■ **Information provided**:

....

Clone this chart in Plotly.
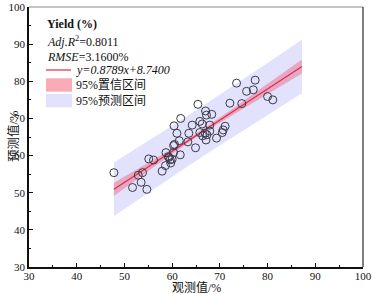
import plotly.graph_objects as go

# ---- data ----
measured = [47.8, 51.7, 52.9, 53.8, 53.5, 54.7, 55.1, 56.1, 57.9, 58.6,
            58.7, 59.2, 59.7, 59.6, 60.3, 60.3, 60.5, 61.7, 61.5, 61.0,
            60.4, 61.8, 63.3, 63.5, 64.2, 64.9, 65.4, 65.8, 66.3, 65.8,
            66.4, 67.0, 67.2, 67.1, 67.9, 68.3, 69.3, 70.5, 70.7, 71.1,
            72.1, 73.5, 74.6, 75.6, 77.0, 77.4, 80.0, 81.1, 59.3, 60.0,
            66.9, 67.9, 67.3]
predicted = [55.4, 51.4, 54.7, 55.4, 52.8, 50.9, 59.1, 58.8, 55.8, 57.3,
             60.8, 59.7, 58.0, 58.9, 60.8, 62.7, 63.0, 60.2, 64.0, 66.0,
             68.0, 70.0, 63.7, 66.0, 68.2, 62.1, 73.8, 69.2, 68.5, 66.2,
             65.3, 72.0, 70.9, 64.2, 68.2, 71.1, 64.7, 66.2, 66.9, 67.9,
             74.1, 79.5, 74.0, 77.3, 77.7, 80.3, 75.9, 75.0, 59.5, 59.0,
             66.0, 66.6, 65.6]

# fitted line as drawn in the picture
fit_slope = 0.84
fit_intercept = 10.75
band_x = [47.8, 52, 56, 60, 64, 68, 72, 76, 80, 84, 87.2]
conf_half = [1.8, 1.4, 1.0, 0.7, 0.55, 0.6, 0.8, 1.1, 1.4, 1.7, 1.9]
pred_half = [7.2, 7.0, 6.9, 6.85, 6.8, 6.8, 6.85, 6.9, 7.0, 7.1, 7.2]

x_ticks = [30, 40, 50, 60, 70, 80, 90, 100]
y_ticks = [30, 40, 50, 60, 70, 80, 90, 100]

stat_title = "Yield (%)"
adj_r2 = "0.8011"
rmse = "3.1600%"
equation = "y=0.8789x+8.7400"
conf_label = "95%置信区间"
pred_label = "95%预测区间"
x_title = "观测值/%"
y_title = "预测值/%"

# ---- derived ----
fit_y = [fit_slope * v + fit_intercept for v in band_x]
pred_lo = [f - h for f, h in zip(fit_y, pred_half)]
pred_hi = [f + h for f, h in zip(fit_y, pred_half)]
conf_lo = [f - h for f, h in zip(fit_y, conf_half)]
conf_hi = [f + h for f, h in zip(fit_y, conf_half)]

PRED_COL = "rgba(226,226,252,1)"
CONF_COL = "rgba(235,85,120,0.42)"
LINE_COL = "#E8283C"
SERIF = "Liberation Serif, Times New Roman, Noto Sans CJK SC, serif"
CJK = "Liberation Serif, Noto Sans CJK SC, serif"

fig = go.Figure()
fig.add_trace(go.Scatter(x=band_x + band_x[::-1], y=pred_hi + pred_lo[::-1],
                         fill="toself", fillcolor=PRED_COL, line=dict(width=0),
                         mode="lines", hoverinfo="skip", showlegend=False))
fig.add_trace(go.Scatter(x=band_x + band_x[::-1], y=conf_hi + conf_lo[::-1],
                         fill="toself", fillcolor=CONF_COL, line=dict(width=0),
                         mode="lines", hoverinfo="skip", showlegend=False))
fig.add_trace(go.Scatter(x=band_x, y=fit_y, mode="lines",
                         line=dict(color=LINE_COL, width=1.2), showlegend=False))
fig.add_trace(go.Scatter(x=measured, y=predicted, mode="markers",
                         marker=dict(symbol="circle-open", size=8,
                                     color="#3a3a4a", line=dict(width=1)),
                         showlegend=False))

W, H = 373, 294
# plot-area edges in page pixels
AX_L, AX_R, AX_T, AX_B = 29, 363, 7, 267
PL, PR, PT, PB = AX_L, W - AX_R, AX_T, H - AX_B
pw = W - PL - PR
ph = H - PT - PB


def xp(px):
    return (px - AX_L) / pw


def yp(py):
    return (AX_B - py) / ph


shapes = [
    dict(type="line", xref="paper", yref="paper", x0=0, x1=1, y0=1, y1=1,
         line=dict(color="#8a8a8a", width=1.2)),
    dict(type="line", xref="paper", yref="paper", x0=1, x1=1, y0=0, y1=1,
         line=dict(color="#555555", width=1.5)),
    dict(type="line", xref="paper", yref="paper", x0=xp(46), x1=xp(71),
         y0=yp(70), y1=yp(70), line=dict(color=LINE_COL, width=1.2)),
    dict(type="rect", xref="paper", yref="paper", x0=xp(46), x1=xp(72),
         y0=yp(91.7), y1=yp(78.3), line=dict(width=0),
         fillcolor="rgba(250,172,182,1)"),
    dict(type="rect", xref="paper", yref="paper", x0=xp(46), x1=xp(72),
         y0=yp(107.3), y1=yp(94), line=dict(width=0), fillcolor=PRED_COL),
]

ann_font = dict(family=SERIF, size=12, color="#111111")
annotations = [
    dict(text=f"<b>{stat_title}</b>", x=xp(45), y=yp(24)),
    dict(text=f"<i>Adj.R</i><sup>2</sup>={adj_r2}", x=xp(45), y=yp(41.5)),
    dict(text=f"<i>RMSE</i>={rmse}", x=xp(45), y=yp(56.5)),
    dict(text=f"<i>{equation}</i>", x=xp(73.5), y=yp(70)),
    dict(text=conf_label, x=xp(74), y=yp(85)),
    dict(text=pred_label, x=xp(74), y=yp(100.5)),
]
for a in annotations:
    a.update(xref="paper", yref="paper", xanchor="left", yanchor="middle",
             showarrow=False, font=ann_font)

annotations.append(dict(text=x_title, xref="paper", yref="paper", x=xp(196),
                        y=yp(287.5), xanchor="center", yanchor="middle",
                        showarrow=False, borderpad=0,
                        font=dict(family=CJK, size=12, color="#111111")))
annotations.append(dict(text=y_title, xref="paper", yref="paper", x=xp(13),
                        y=yp(137), xanchor="center", yanchor="middle",
                        textangle=-90, showarrow=False,
                        font=dict(family=CJK, size=12.5, color="#111111")))

axis_common = dict(
    showgrid=False, zeroline=False, showline=True, linecolor="#111111",
    linewidth=1.5, ticks="inside", ticklen=4, tickwidth=1.2,
    tickcolor="#111111", mirror=False, ticklabeloverflow="allow",
    tickfont=dict(family=SERIF, size=11, color="#111111"),
    minor=dict(ticks="inside", ticklen=2.5, tickwidth=1, tickcolor="#111111",
               dtick=5, showgrid=False),
)

fig.update_layout(
    width=W, height=H,
    margin=dict(l=PL, r=PR, t=PT, b=PB, autoexpand=False),
    paper_bgcolor="white", plot_bgcolor="white",
    xaxis=dict(range=[30, 100], tickvals=x_ticks, ticktext=[str(v) for v in x_ticks],
               ticklabelstandoff=-2, **axis_common),
    yaxis=dict(range=[30, 100], tickvals=y_ticks, ticktext=[str(v) for v in y_ticks],
               **axis_common),
    shapes=shapes, annotations=annotations, showlegend=False,
)

fig.write_html("out.html", config={"displayModeBar": False},
               post_script="document.body.style.margin='0';document.body.style.overflow='hidden';")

....

■ **Goal**:
Leave the pictures out and reproduce exactly the lines from the top of the listing above through the line with "import plotly.graph_objects as go".

■ **Full response**:
Clone this chart in Plotly.
import plotly.graph_objects as go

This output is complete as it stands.